Carla Denyer speaking at a People's Assembly demonstration with a Bristol Trades Union Council banner behind her

Pakistan is currently experiencing devastating floods as a result of what UN secretary general Antonia Guterres has described as a “monsoon on steroids”. The floods have killed over 1,000 people and have been triggered by heavier than usual rainfall and the melting of glaciers following a heatwave. Both of these have been intensified by the climate crisis.

Co-leader of the Green Party of England and Wales Carla Denyer described the floods as “almost beyond comprehension”. She said,

The scale of the floods in Pakistan – with an area the size of the UK under water – are almost beyond comprehension. It resembles a disaster movie, but tragically this is the reality of the climate crisis. We’re all seeing the impact of this emergency more and more at home in the UK, but as climate scientists have warned, the most brutal impacts are being experienced by poorer countries who have actually contributed a lot less to global CO2 emissions.
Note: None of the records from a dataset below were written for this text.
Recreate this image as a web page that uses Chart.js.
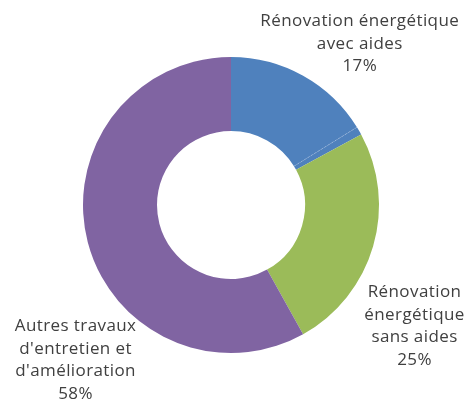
<!DOCTYPE html>
<html>
<head>
<meta charset="utf-8">
<script src="https://cdn.jsdelivr.net/npm/chart.js@4/dist/chart.umd.min.js"></script>
<style>
html,body{margin:0;padding:0;background:#fff;}
canvas{display:block;}
</style>
</head>
<body>
<canvas id="c" width="470" height="400"></canvas>
<script>
// Slices, clockwise from 12 o'clock (a thin extra slice of the same blue sits at the end of the first one)
const categories = ["Rénovation énergétique avec aides", "Rénovation énergétique avec aides (part)", "Rénovation énergétique sans aides", "Autres travaux d'entretien et d'amélioration"];
const values = [16.2, 0.9, 24.8, 58.1];
const colors = ["#4F81BD", "#4F81BD", "#9BBB59", "#8064A2"];
// Label lines and displayed percentages (index -> slice)
const labelLines = [
  ["Rénovation énergétique", "avec aides"],
  null,
  ["Rénovation", "énergétique", "sans aides"],
  ["Autres travaux", "d'entretien et", "d'amélioration"]
];
const labelPercents = ["17%", null, "25%", "58%"];

const labelPlugin = {
  id: 'labels',
  afterDatasetsDraw(chart) {
    const ctx = chart.ctx;
    const meta = chart.getDatasetMeta(0);
    const arcs = meta.data;
    const cx = arcs[0].x, cy = arcs[0].y, R = arcs[0].outerRadius, r = arcs[0].innerRadius;
    // faint divider between the two blue parts
    const a = arcs[1].startAngle;
    ctx.save();
    ctx.strokeStyle = 'rgba(190,205,230,0.5)';
    ctx.lineWidth = 0.8;
    ctx.setLineDash([2, 2]);
    ctx.beginPath();
    ctx.moveTo(cx + r * Math.cos(a), cy + r * Math.sin(a));
    ctx.lineTo(cx + R * Math.cos(a), cy + R * Math.sin(a));
    ctx.stroke();
    ctx.restore();

    // label placement factors relative to radius
    const place = [[0.87, -1.09], null, [1.24, 0.82], [-1.05, 1.05]];
    ctx.save();
    ctx.fillStyle = '#404040';
    ctx.font = '17px "Open Sans", sans-serif';
    try { ctx.letterSpacing = '0.4px'; } catch (e) {}
    ctx.textAlign = 'center';
    ctx.textBaseline = 'middle';
    const lh = 22.5;
    labelLines.forEach((lines, i) => {
      if (!lines) return;
      const all = lines.concat([labelPercents[i]]);
      const x = cx + place[i][0] * R;
      const y = cy + place[i][1] * R;
      const y0 = y - (all.length - 1) * lh / 2;
      all.forEach((t, k) => ctx.fillText(t, x, y0 + k * lh));
    });
    ctx.restore();
  }
};

new Chart(document.getElementById('c'), {
  type: 'doughnut',
  data: {
    labels: categories,
    datasets: [{
      data: values,
      backgroundColor: colors,
      borderWidth: 0
    }]
  },
  options: {
    responsive: false,
    animation: false,
    cutout: '50%',
    layout: { padding: { top: 57, bottom: 47, left: 83, right: 91 } },
    plugins: { legend: { display: false }, tooltip: { enabled: false } }
  },
  plugins: [labelPlugin]
});
</script>
</body>
</html>
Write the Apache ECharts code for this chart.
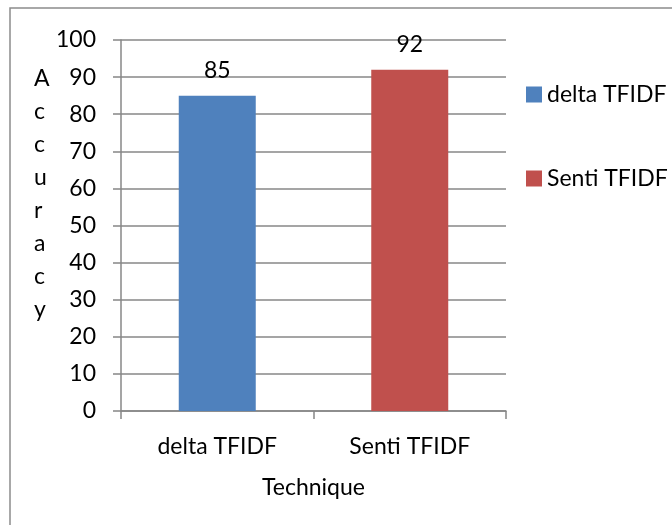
<!DOCTYPE html>
<html>
<head>
<meta charset="utf-8">
<script src="https://cdn.jsdelivr.net/npm/echarts@6/dist/echarts.min.js"></script>
<style>
  html, body { margin: 0; padding: 0; background: #ffffff; }
  #chart { width: 672px; height: 525px; }
</style>
</head>
<body>
<div id="chart"></div>
<script>
// Accuracy by weighting technique
const categories = ['delta TFIDF', 'Senti TFIDF'];
const deltaValues = [85, '-'];
const sentiValues = ['-', 92];
const yTicks = [0, 10, 20, 30, 40, 50, 60, 70, 80, 90, 100];
const yAxisTitle = 'Accuracy';
const xAxisTitle = 'Technique';

const FONT = 'Lato';
const GRID_COLOR = '#878787';

const chart = echarts.init(document.getElementById('chart'), null, { renderer: 'canvas' });

const labelStyle = {
  show: true,
  position: 'top',
  distance: 14,
  color: '#000',
  fontFamily: FONT,
  fontSize: 23
};

chart.setOption({
  animation: false,
  backgroundColor: '#ffffff',
  textStyle: { fontFamily: FONT },
  graphic: [
    {
      type: 'rect',
      shape: { x: 10, y: 8, width: 700, height: 600 },
      style: { fill: 'none', stroke: '#8c8c8c', lineWidth: 1.5 },
      silent: true
    },
    {
      type: 'text',
      left: 34,
      top: 62,
      style: {
        text: yAxisTitle.split('').join('\n'),
        fontFamily: FONT,
        fontSize: 23,
        lineHeight: 33,
        fill: '#000',
        align: 'center'
      }
    }
  ],
  legend: {
    orient: 'vertical',
    left: 521,
    top: 78,
    itemWidth: 16,
    itemHeight: 16,
    itemGap: 61,
    icon: 'rect',
    data: categories,
    textStyle: { color: '#000', fontFamily: FONT, fontSize: 23 }
  },
  grid: { left: 121, right: 166, top: 40, bottom: 114, containLabel: false },
  xAxis: {
    type: 'category',
    data: categories,
    name: xAxisTitle,
    nameLocation: 'middle',
    nameGap: 65,
    nameTextStyle: { color: '#000', fontFamily: FONT, fontSize: 23 },
    axisLine: { lineStyle: { color: GRID_COLOR, width: 1.5 } },
    axisTick: { show: true, alignWithLabel: false, length: 8, lineStyle: { color: GRID_COLOR, width: 1.5 } },
    axisLabel: { color: '#000', fontFamily: FONT, fontSize: 23, margin: 24 }
  },
  yAxis: {
    type: 'value',
    min: yTicks[0],
    max: yTicks[yTicks.length - 1],
    interval: yTicks[1] - yTicks[0],
    axisLine: { show: true, lineStyle: { color: GRID_COLOR, width: 1.5 } },
    axisTick: { show: true, length: 8, lineStyle: { color: GRID_COLOR, width: 1.5 } },
    axisLabel: { color: '#000', fontFamily: FONT, fontSize: 23, margin: 25 },
    splitLine: { show: true, lineStyle: { color: GRID_COLOR, width: 1.5 } }
  },
  series: [
    {
      name: categories[0],
      type: 'bar',
      stack: 'acc',
      barWidth: '40%',
      data: deltaValues,
      itemStyle: { color: '#4F81BD' },
      label: labelStyle
    },
    {
      name: categories[1],
      type: 'bar',
      stack: 'acc',
      barWidth: '40%',
      data: sentiValues,
      itemStyle: { color: '#C0504D' },
      label: labelStyle
    }
  ]
});
</script>
</body>
</html>
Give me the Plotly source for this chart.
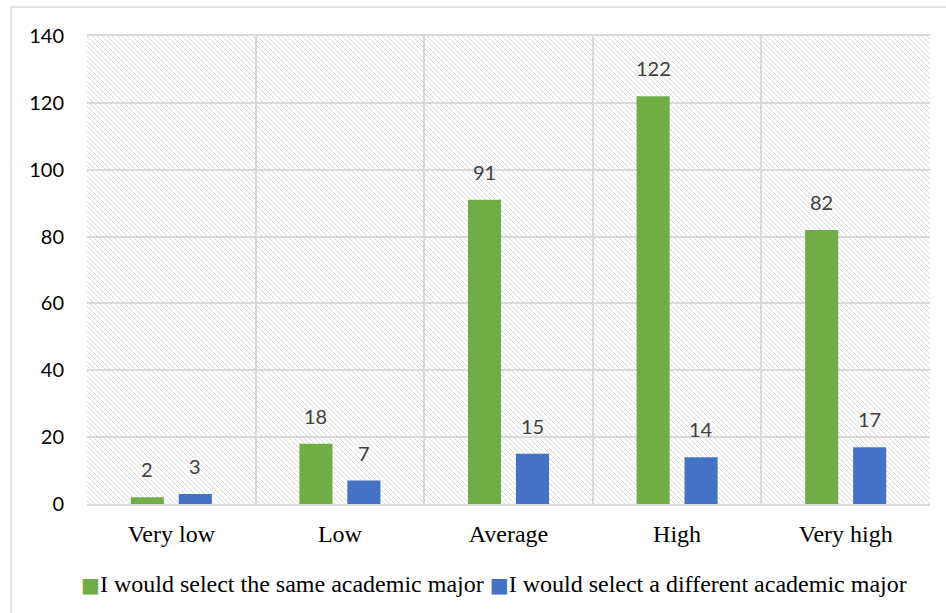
import base64
import plotly.graph_objects as go

# Survey responses by level
categories = ["Very low", "Low", "Average", "High", "Very high"]
same_major = [2, 18, 91, 122, 82]
different_major = [3, 7, 15, 14, 17]
series_names = [
    "I would select the same academic major",
    "I would select a different academic major",
]
y_ticks = [0, 20, 40, 60, 80, 100, 120, 140]

GREEN = "#70AD47"
BLUE = "#4472C4"
GRID = "#D9D9D9"
SERIF = "Liberation Serif, Times New Roman, serif"

W, H = 946, 613
M_L, M_R, M_T, M_B = 87, 16, 36, 109
PLOT_W = W - M_L - M_R
PLOT_H = H - M_T - M_B
BARGAP = 0.431
BARGROUPGAP = 0.31

fig = go.Figure()
fig.add_trace(go.Bar(x=categories, y=same_major, name=series_names[0],
                     marker=dict(color=GREEN, line=dict(width=0))))
fig.add_trace(go.Bar(x=categories, y=different_major, name=series_names[1],
                     marker=dict(color=BLUE, line=dict(width=0))))

# value labels above each bar, offset to the centre of its group slot
slot_shift = PLOT_W / len(categories) * (1 - BARGAP) / 4
annotations = []
for vals, sign in ((same_major, -1), (different_major, 1)):
    for c, v in zip(categories, vals):
        annotations.append(dict(
            x=c, y=v, xref="x", yref="y", text=str(v), showarrow=False,
            xshift=sign * slot_shift, yshift=14, yanchor="bottom",
            font=dict(family="Lato", size=20, color="#404040"),
        ))

# legend row under the category labels
def key(color):
    return (f"<span style='color:{color};font-family:DejaVu Sans;"
            f"font-size:20px'>■</span>")

legend_text = (key(GREEN) + series_names[0] + " " +
               key(BLUE) + series_names[1])
annotations.append(dict(
    xref="paper", yref="paper", x=(494 - M_L) / PLOT_W, y=(504 - 584) / PLOT_H,
    xanchor="center", yanchor="middle", text=legend_text, showarrow=False,
    font=dict(family=SERIF, size=24, color="black"),
))

# diagonal hatch behind the plot area
hatch_svg = f"""<svg xmlns="http://www.w3.org/2000/svg" width="{PLOT_W}" height="{PLOT_H}">
<defs><pattern id="h" width="5" height="5" patternUnits="userSpaceOnUse">
<rect width="5" height="5" fill="white"/>
<path d="M-1,-1 L6,6 M-1,4 L1,6 M4,-1 L6,1" stroke="#DADADA" stroke-width="1"/>
</pattern></defs>
<rect width="{PLOT_W}" height="{PLOT_H}" fill="url(#h)"/></svg>"""
hatch_src = "data:image/svg+xml;base64," + base64.b64encode(hatch_svg.encode()).decode()

fig.update_layout(
    width=W, height=H, autosize=False,
    margin=dict(l=M_L, r=M_R, t=M_T, b=M_B, pad=0),
    paper_bgcolor="white", plot_bgcolor="rgba(0,0,0,0)",
    barmode="group", bargap=BARGAP, bargroupgap=BARGROUPGAP,
    annotations=annotations,
    images=[dict(source=hatch_src, xref="paper", yref="paper", x=0, y=1,
                 sizex=1, sizey=1, sizing="stretch", xanchor="left",
                 yanchor="top", layer="below")],
    shapes=[dict(type="rect", xref="paper", yref="paper",
                 x0=(11 - M_L) / PLOT_W, x1=(W + 5 - M_L) / PLOT_W,
                 y0=-(M_B + 5) / PLOT_H, y1=(PLOT_H + M_T - 7) / PLOT_H,
                 line=dict(color=GRID, width=1.5), fillcolor="rgba(0,0,0,0)",
                 layer="below")],
    showlegend=False,
    xaxis=dict(type="category", tickson="boundaries", showgrid=True,
               gridcolor=GRID, gridwidth=1.5, ticks="", showline=True,
               linecolor=GRID, linewidth=1.5, mirror=True,
               ticklabelstandoff=7,
               tickfont=dict(family=SERIF, size=24, color="black")),
    yaxis=dict(range=[0, 140], tickvals=y_ticks, showgrid=True,
               gridcolor=GRID, gridwidth=1.5, zeroline=False, ticks="",
               showline=False, ticklabelstandoff=22,
               tickfont=dict(family="Lato", size=20, color="black")),
)

fig.write_html("out.html")
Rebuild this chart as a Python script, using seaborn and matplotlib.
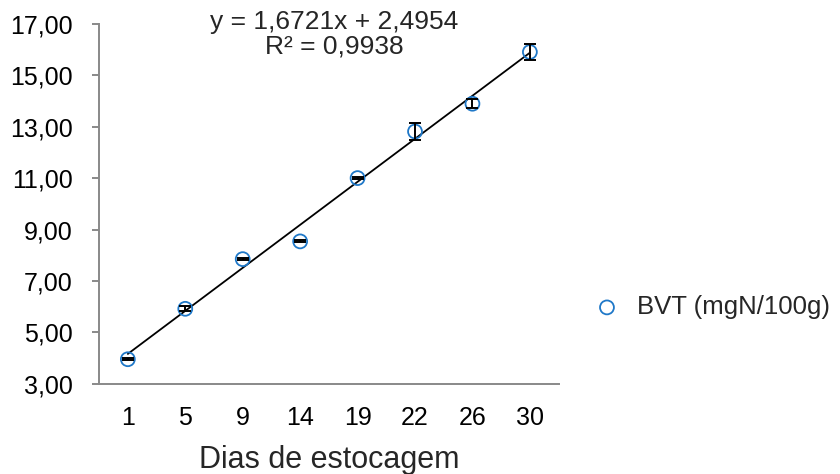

Denyer went on to argue that the global north must provide additional funding to poorer countries more at risk of climate-induced damage and called for the UK government to provide climate reparations as a result of its colonial legacy. She said,

Not only must richer countries honour previous pledges to provide “loss and damage” funding for poorer countries, but the issue must be centre stage at this year’s climate talks in Egypt. We need to see a commitment to much greater levels of funding for poorer countries – delivered as grants, not loans, to prevent over-burdening these countries with debt.

With its strong ties to Pakistan, and being one of the top 10 historical polluters, the UK has a particular responsibility to support the country to cope with this unprecedented tragedy affecting millions of people. The colonialism of the past also means the UK government needs to ensure it pays for ‘climate reparations’.